Setting the stage for grand finale

The Baltimore Sun

As they do every week, Ravens kicker Matt Stover, long snapper Matt Katula and holder Sam Koch got together at practice Friday in Owings Mills for what has become a ritual -- going through the routine of a game-winning field-goal attempt.

"We found an open field and we said, 'Game-winner, Cardinals,' " Katula recalled yesterday.

Practice made for a perfect ending -- again -- for Stover and the Ravens yesterday in their 26-23 victory over the Arizona Cardinals at M&T; Bank Stadium.

Though Stover had done it a dozen times before in an 18-year NFL career, seeing his 46-yard attempt sail through the goal posts as time expired was just as exciting as -- and possibly more satisfying than -- doing it for the first time with the Cleveland Browns in 1991.

"If you don't get excited, get out," Stover, 39, said in the locker room after the game. "And it's not getting any easier. You know what to do out there, you know what not to do, and you just trust in the guys around you. That's really what it came down to."

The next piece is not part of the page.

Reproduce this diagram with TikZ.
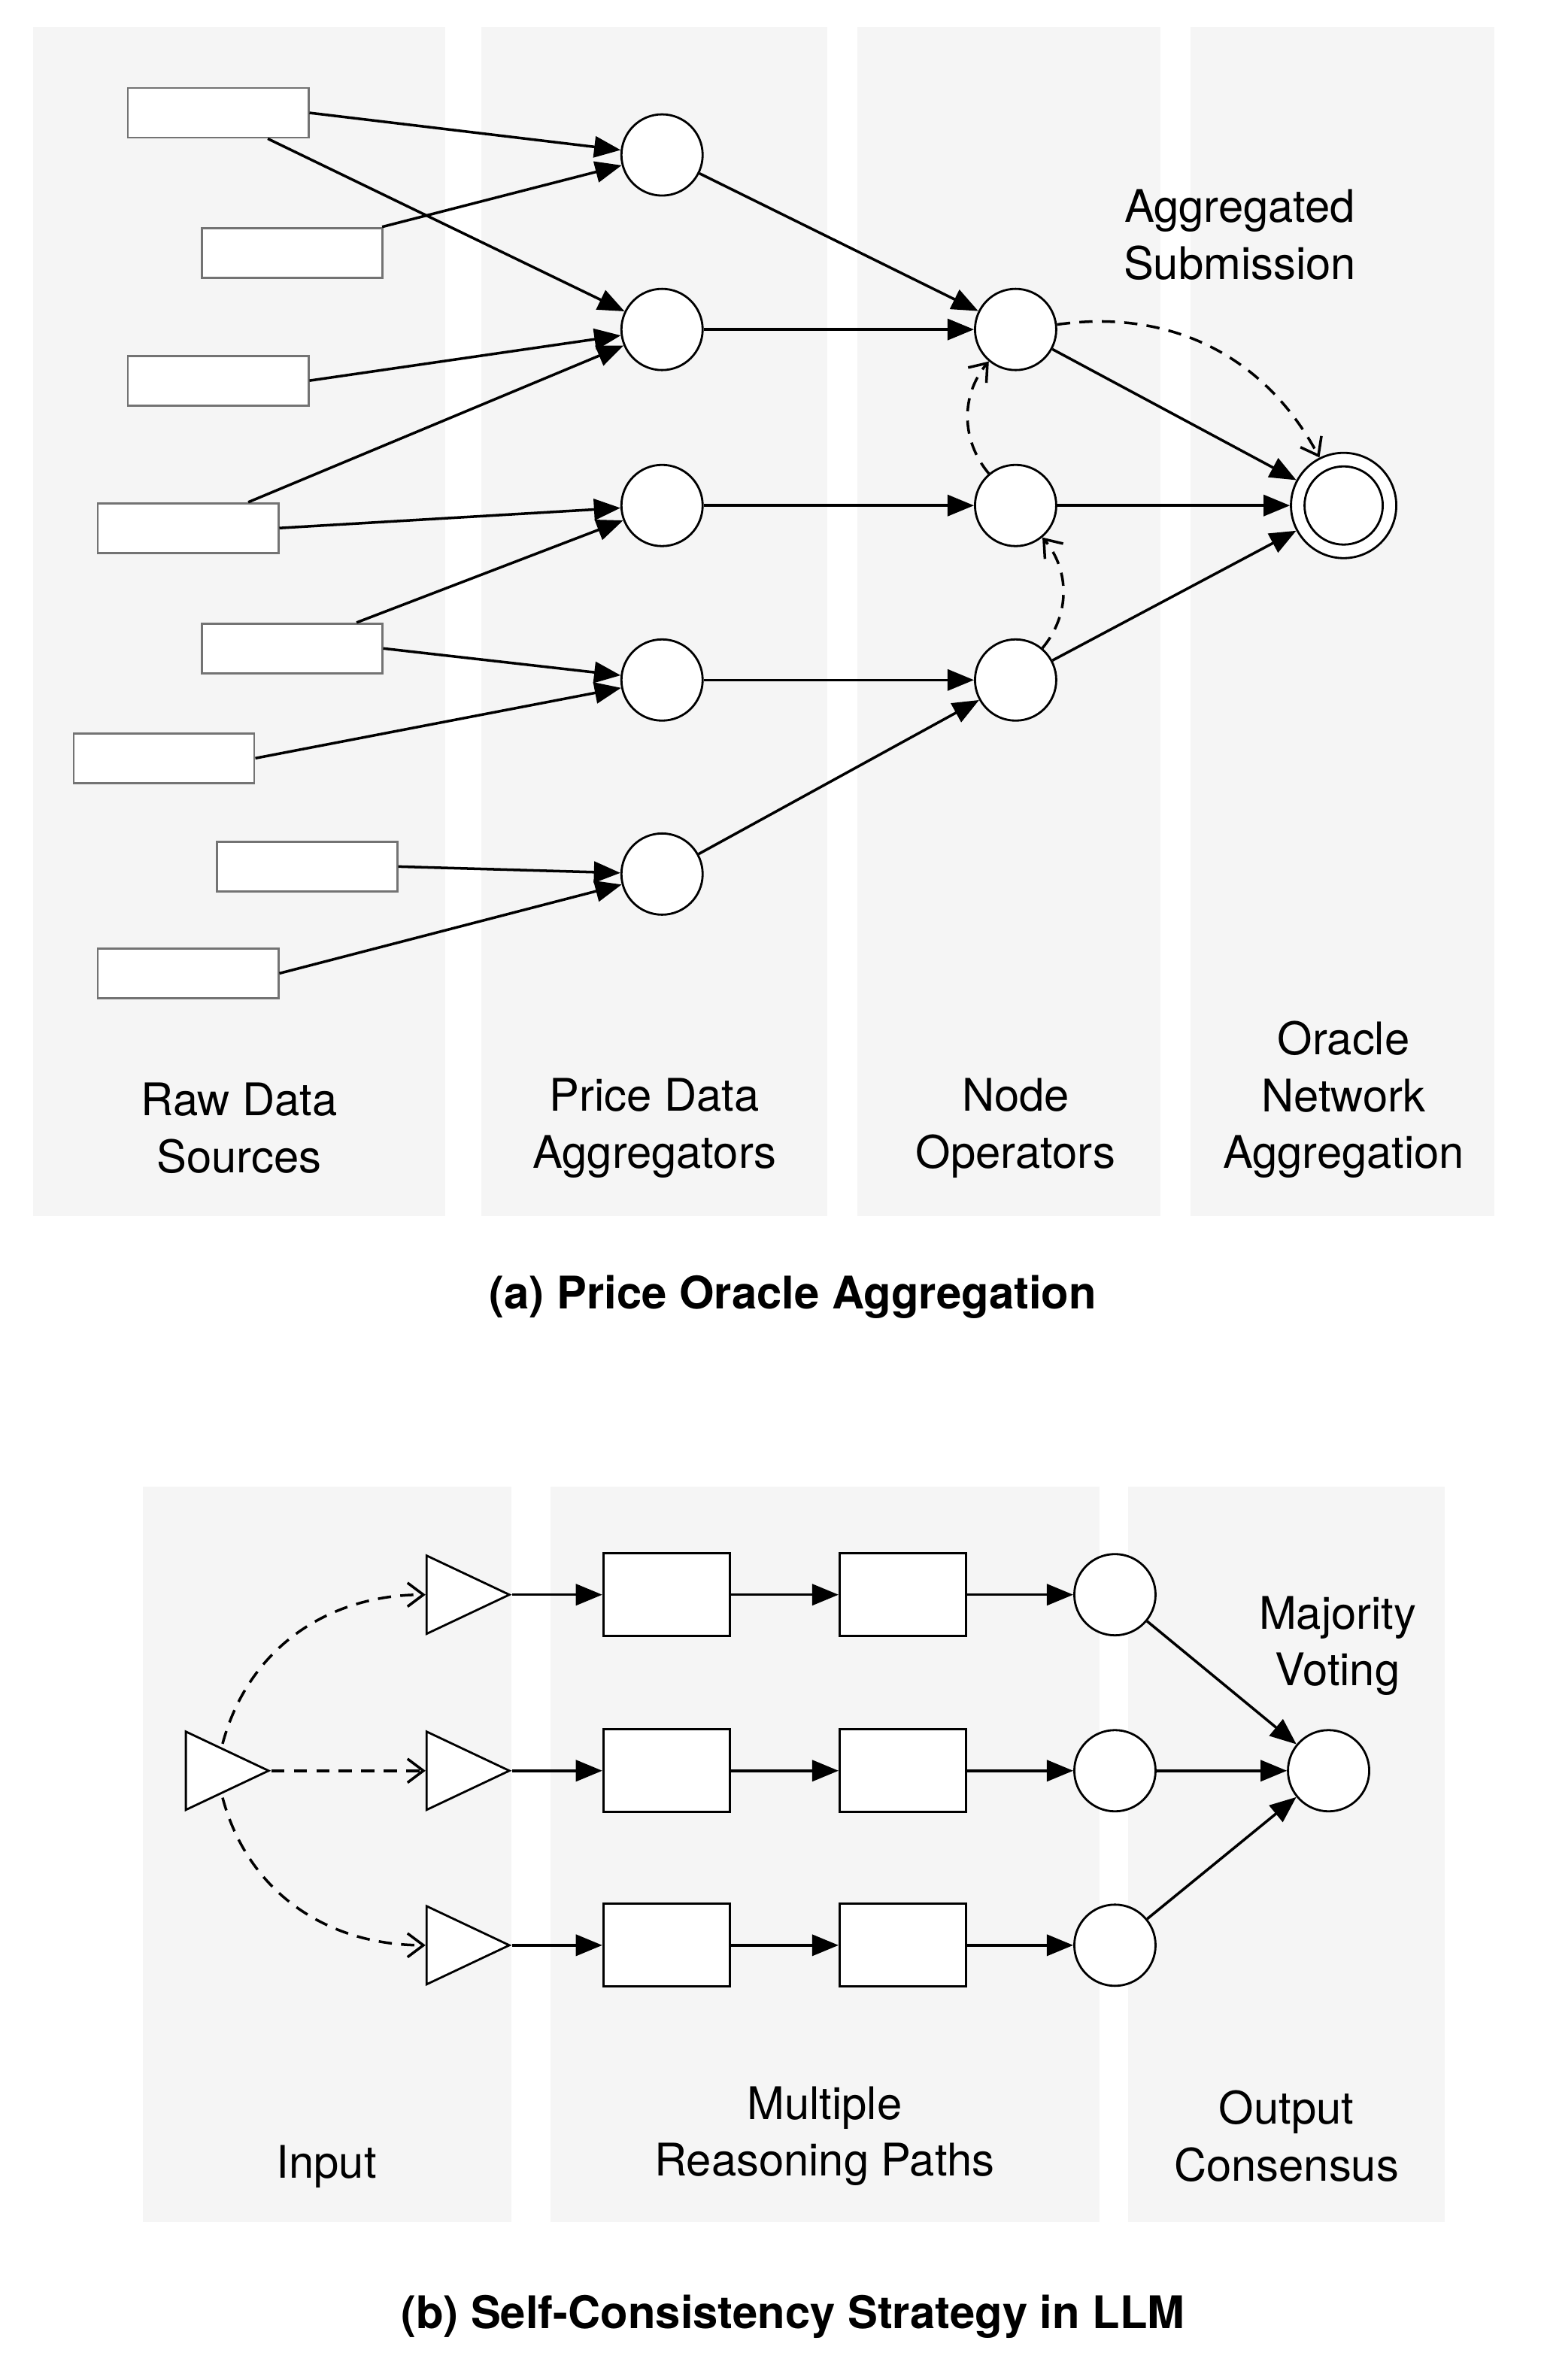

It was Stover's fourth straight field goal of the game -- he had hit from 21 and 28 yards in the first quarter and from 43 yards in the third to give the Ravens a 23-6 lead -- and the 416th of his career. It also was his 11th game-winning field goal in 12 seasons with the Ravens.

"I'm continuing to play football because I feel like I can add and be that guy, 'Give me the ball at the end of the game,' " Stover said. "I still wanted that ball, and I still wanted that kick. Just get me in field-goal range, and really that's what it comes down to."

Asked what it meant that he moved up to fifth overall in field goals made, Stover said, "It's a lot of kicking. It means I'm old. I've been kicking a long time."

While it might seem automatic for the second-most accurate field-goal kicker in NFL history (behind Mike Vanderjagt) -- Stover is now over 84 percent and has missed just one of nine field-goal attempts this season -- he knows that something can always go wrong.

"Automatic from 46?" Stover said with a smile. "I don't know. The ball was flying well today. I hit three field goals and it got me in a rhythm. I just felt like the team really had faith in me and you wouldn't believe what that does for you."

Said Ravens coach Brian Billick: "It's the confidence you have to have. Trust the people around you. All we had to do was get to the 30. When Kyle [Boller] came off the field, he said, 'We got to the 30.' He did his job. So did Matt."

If anything, there might have been more pressure on Katula and Koch than on Boller.

"For me, game-winners are different than field goals right before the half. It's like a weird calm," said Katula, in his third season as the team's long snapper. "You've got to dig down deep and say, 'I've done this a million times.' "

Said Koch, who is in his second season with the Ravens and has been a holder since his junior year at Nebraska: "You want to make sure you get it down and at least give him a chance. There is that added pressure. You don't want to make him [Stover] look bad."

It is tough to make Stover look bad. All he wants is the opportunity, even in a situation where overtime might have been problematic for the Ravens.

"Could you change the momentum by missing the field goal? Absolutely," Stover said. "You don't want ever to have that happen. But does that ever come in my mind? No, because I never think I'm going to miss it when I'm out there."

That's where practice comes in. Sometime later this week in Owings Mills, probably Thursday or Friday, Stover will be back on the empty field with Katula and Koch.

One of them is bound to utter the words, "Game-winner, Cleveland Browns."